First and foremost, I was interested in answering the question:
“Is connectedness in relational databases significantly lower than in graph databases?”
There is reason to assume this, because foreign key relationships in SQL can seriously threaten your performance (in the database).
The 24 people, who helped me (8 “graphistas” from the Neo4j community and 16 mostly relational people), provided information about both Data Modeling methodology and database complexity. A big hand to all of them for sharing the information with us.
Disclaimer: This is not pretending to be precise science, I am just trying to get a rough, but empirical, picture.
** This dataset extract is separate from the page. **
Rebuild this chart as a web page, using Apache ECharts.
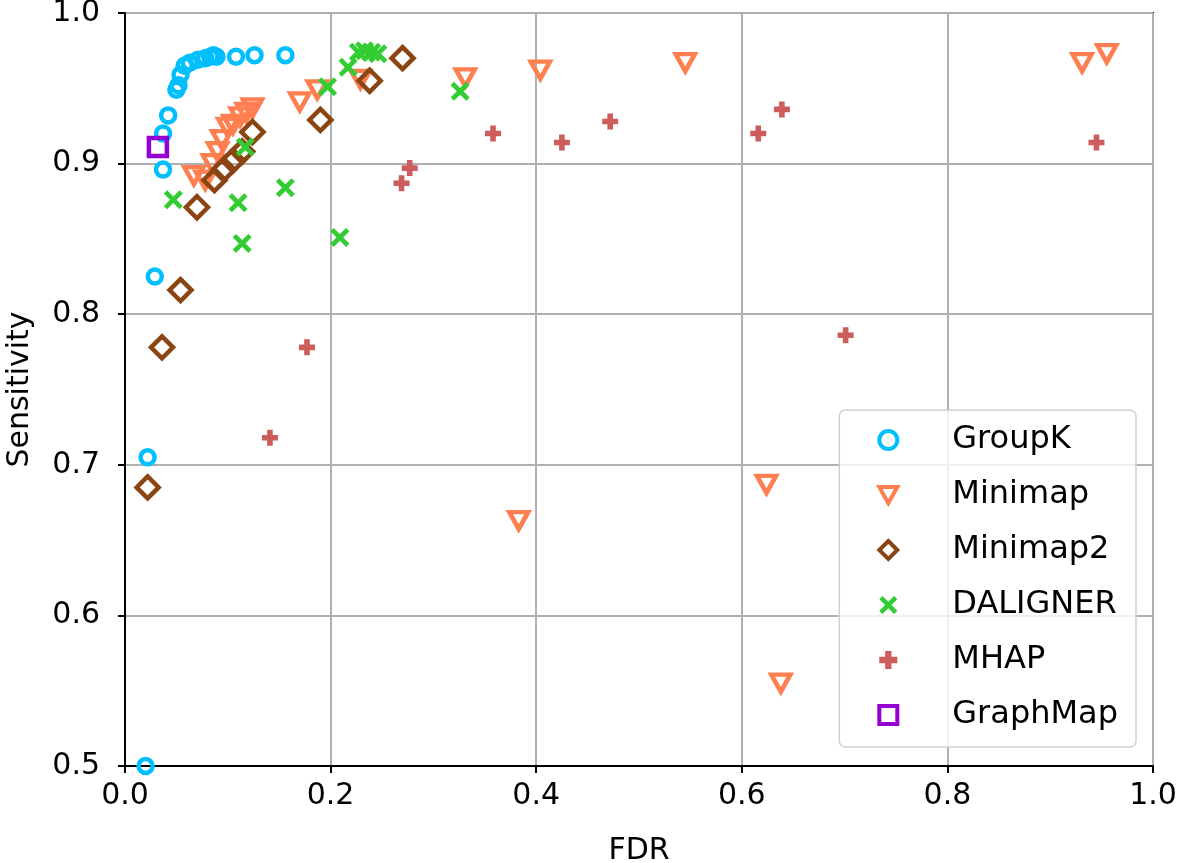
<!DOCTYPE html>
<html>
<head>
<meta charset="utf-8">
<script src="https://cdn.jsdelivr.net/npm/echarts@6/dist/echarts.min.js"></script>
<style>
html,body{margin:0;padding:0;background:#fff;}
#chart{width:1179px;height:863px;}
</style>
</head>
<body>
<div id="chart"></div>
<script>
const seriesNames = ["GroupK", "Minimap", "Minimap2", "DALIGNER", "MHAP", "GraphMap"];
const xTicks = [0.0, 0.2, 0.4, 0.6, 0.8, 1.0];
const yTicks = [0.5, 0.6, 0.7, 0.8, 0.9, 1.0];

const groupK = [
  [0.020, 0.500], [0.022, 0.705], [0.029, 0.825], [0.037, 0.896], [0.037, 0.920],
  [0.042, 0.932], [0.050, 0.949], [0.052, 0.952], [0.054, 0.959], [0.058, 0.965],
  [0.063, 0.967], [0.071, 0.969], [0.078, 0.970], [0.083, 0.971], [0.086, 0.972],
  [0.089, 0.971], [0.108, 0.971], [0.126, 0.972], [0.156, 0.972]
];
const minimap = [
  [0.067, 0.892], [0.078, 0.889], [0.085, 0.900], [0.090, 0.908], [0.094, 0.916],
  [0.100, 0.924], [0.105, 0.926], [0.112, 0.931], [0.118, 0.934], [0.124, 0.937],
  [0.170, 0.941], [0.187, 0.949], [0.229, 0.956], [0.331, 0.957], [0.404, 0.962],
  [0.545, 0.967], [0.931, 0.967], [0.955, 0.973], [0.383, 0.663], [0.624, 0.687],
  [0.638, 0.555]
];
const minimap2 = [
  [0.022, 0.685], [0.036, 0.778], [0.054, 0.816], [0.070, 0.871], [0.087, 0.889],
  [0.096, 0.896], [0.105, 0.902], [0.114, 0.908], [0.124, 0.921], [0.190, 0.929],
  [0.238, 0.955], [0.270, 0.970]
];
const daligner = [
  [0.047, 0.876], [0.110, 0.874], [0.114, 0.847], [0.117, 0.911], [0.156, 0.884],
  [0.209, 0.851], [0.197, 0.951], [0.217, 0.964], [0.227, 0.974], [0.233, 0.975],
  [0.240, 0.974], [0.246, 0.973], [0.326, 0.948]
];
const mhap = [
  [0.141, 0.718], [0.177, 0.778], [0.269, 0.887], [0.277, 0.897], [0.358, 0.920],
  [0.425, 0.914], [0.472, 0.928], [0.616, 0.920], [0.639, 0.936], [0.701, 0.786],
  [0.945, 0.914]
];
const graphMap = [
  [0.032, 0.911]
];

const FONT = "DejaVu Sans";
const xPath = 'path://M-1,-0.65L-0.65,-1L0,-0.35L0.65,-1L1,-0.65L0.35,0L1,0.65L0.65,1L0,0.35L-0.65,1L-1,0.65L-0.35,0Z';
const plusPath = 'path://M-0.35,-1H0.35V-0.35H1V0.35H0.35V1H-0.35V0.35H-1V-0.35H-0.35Z';
const triDownPath = 'path://M-1,-0.9L1,-0.9L0,0.9Z';

const styles = {
  GroupK:   { symbol: 'circle',   size: 14,       color: '#00BFFF', hollow: true },
  Minimap:  { symbol: triDownPath, size: [19, 17], color: '#FF7F50', hollow: true },
  Minimap2: { symbol: 'diamond',  size: 22,       color: '#8B4513', hollow: true },
  DALIGNER: { symbol: xPath,      size: 19,       color: '#32CD32', hollow: false },
  MHAP:     { symbol: plusPath,   size: 16,       color: '#CD5C5C', hollow: false },
  GraphMap: { symbol: 'rect',     size: 18,       color: '#9400D3', hollow: true }
};
const dataByName = { GroupK: groupK, Minimap: minimap, Minimap2: minimap2, DALIGNER: daligner, MHAP: mhap, GraphMap: graphMap };

function itemStyleFor(s) {
  return s.hollow
    ? { color: 'rgba(255,255,255,0)', borderColor: s.color, borderWidth: 4.5, opacity: 1 }
    : { color: s.color, borderWidth: 0, opacity: 1 };
}

const series = seriesNames.map(n => {
  const s = styles[n];
  return {
    name: n, type: 'scatter', data: dataByName[n], symbol: s.symbol, symbolSize: s.size,
    itemStyle: itemStyleFor(s), emphasis: { disabled: true }, animation: false
  };
});

const legendData = seriesNames.map(n => {
  const s = styles[n];
  const st = itemStyleFor(s);
  if (s.hollow) st.borderWidth = 4;
  return { name: n, icon: s.symbol, itemStyle: st };
});

const chart = echarts.init(document.getElementById('chart'), null, { renderer: 'canvas' });
chart.setOption({
  backgroundColor: '#fff',
  animation: false,
  grid: {
    left: 125, right: 26, top: 13, bottom: 97,
    outerBoundsMode: 'none', containLabel: false,
    show: true, borderColor: '#000', borderWidth: 2, backgroundColor: 'transparent'
  },
  legend: {
    orient: 'vertical', right: 43, top: 410,
    backgroundColor: 'rgba(255,255,255,0.8)', borderColor: '#d0d0d0', borderWidth: 1.5, borderRadius: 6,
    padding: [14, 18, 16, 38],
    itemGap: 23, itemWidth: 18, itemHeight: 18,
    textStyle: { fontFamily: FONT, fontSize: 32, color: '#000', padding: [0, 0, 0, 50] },
    data: legendData
  },
  xAxis: {
    type: 'value', min: 0, max: 1, interval: 0.2,
    name: 'FDR', nameLocation: 'middle', nameGap: 70,
    nameTextStyle: { fontFamily: FONT, fontSize: 30, color: '#000' },
    axisLine: { show: true, onZero: false, lineStyle: { color: '#000', width: 2 } },
    axisTick: { show: true, length: 7, inside: false, lineStyle: { color: '#000', width: 2 } },
    axisLabel: { fontFamily: FONT, fontSize: 30, color: '#000', margin: 15,
      formatter: v => v.toFixed(1) },
    splitLine: { show: true, lineStyle: { color: '#b0b0b0', width: 2 } }
  },
  yAxis: {
    type: 'value', min: 0.5, max: 1.0, interval: 0.1,
    name: 'Sensitivity', nameLocation: 'middle', nameGap: 90, nameRotate: 90,
    nameTextStyle: { fontFamily: FONT, fontSize: 30, color: '#000' },
    axisLine: { show: true, onZero: false, lineStyle: { color: '#000', width: 2 } },
    axisTick: { show: true, length: 7, inside: false, lineStyle: { color: '#000', width: 2 } },
    axisLabel: { fontFamily: FONT, fontSize: 30, color: '#000', margin: 25,
      formatter: v => v.toFixed(1) },
    splitLine: { show: true, lineStyle: { color: '#b0b0b0', width: 2 } }
  },
  series: series
});
</script>
</body>
</html>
I also threw in some profiling of 3 publicly available databases on the graph side (available on Neo4j’s web site):
- The famous Panama Papers database (1.040.000 nodes of 4 types and 1.500.000 relationships of 284 types)
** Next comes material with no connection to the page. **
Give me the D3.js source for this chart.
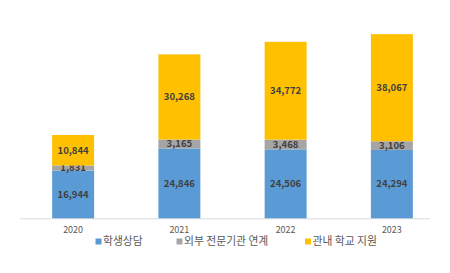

- A US Congress legislation database (12.000 nodes of 8 types and 300.000 relationships of 9 types, based on govtrack.us data)
- An IT network management database (80.000 nodes of 17 types and 180.000 relationships of 12 types)
Relational Database Connectedness
The relational observations are based on appr. 22000 production tables on 16 sites. The most important measure is the number of relationships compared to the number of tables. The key question used in the survey was this:
Having been around in many a database, I know that many data modelers and DBAs often are looking like Scrooge McDuck and are greedy misers (but with good reasons), when it comes to spending resources on physical relationships. Therefore, we are looking for not only explicitly defined (foreign key) relationships, but also:
- “Implicitly defined” by way of having e.g. name similarities across tables, but not having materialized the relationship with a foreign key, and also
- “Clandestine” relationships, which exist data content-wise and thus maybe could have been materialized.
The implicitly-only relationships may possibly have been sacrificed on the performance altar, whereas the clandestine relationships may not have had any immediate business relevance (at the point of design time).
And the results are here (in relative terms):
So, for every table, there is an average of 0.76 relationships, but only 0.37 of them are explicitly declared:
Since the implicit relationships are more or less well known, there is an unrealized 36 % of all known relationships, which are not explicitly supported by the data model. Even given that we still only see around half a relationship per table. Not at impressing figure for connectedness.
However, I am not surprised, this confirms my experiences from many of the SQL data bases that I have seen over the many years at many sites. One thing is that there are probably a whole lot of indexes out there, which could have been declared as being relationships proper.
And that is what would happen in a graph database.
Graph Database Connectedness
Moving to the graph observations. 8 people tending 2850 labeled node types responded:
In rough numbers, the connectedness is almost 2-3 times as high as in the relational responses.
But be careful out there: The average of roughly 2 relationship (instances) per node (instance) is not that high. The catch is, that the distribution of relationship occurrences might well be seriously skewed.
So, when throwing in the 3 publicly available graph databases mentioned earlier, I could profile those data, and my results illustrate the skew quite clearly.
First, let’s look at the data models. Neo4j contains a schema profiling function that can tell you what the schema found in the actual data content looks like. Using that, here follows the IT Network Management database that you can play with on Neo4j’s website:
Not the most complicated data model in the world. But notice that even though there are only 12 types of relationships, some of them are used in multiple contexts (like e.g. “ROUTES” and “DEPENDS_ON”).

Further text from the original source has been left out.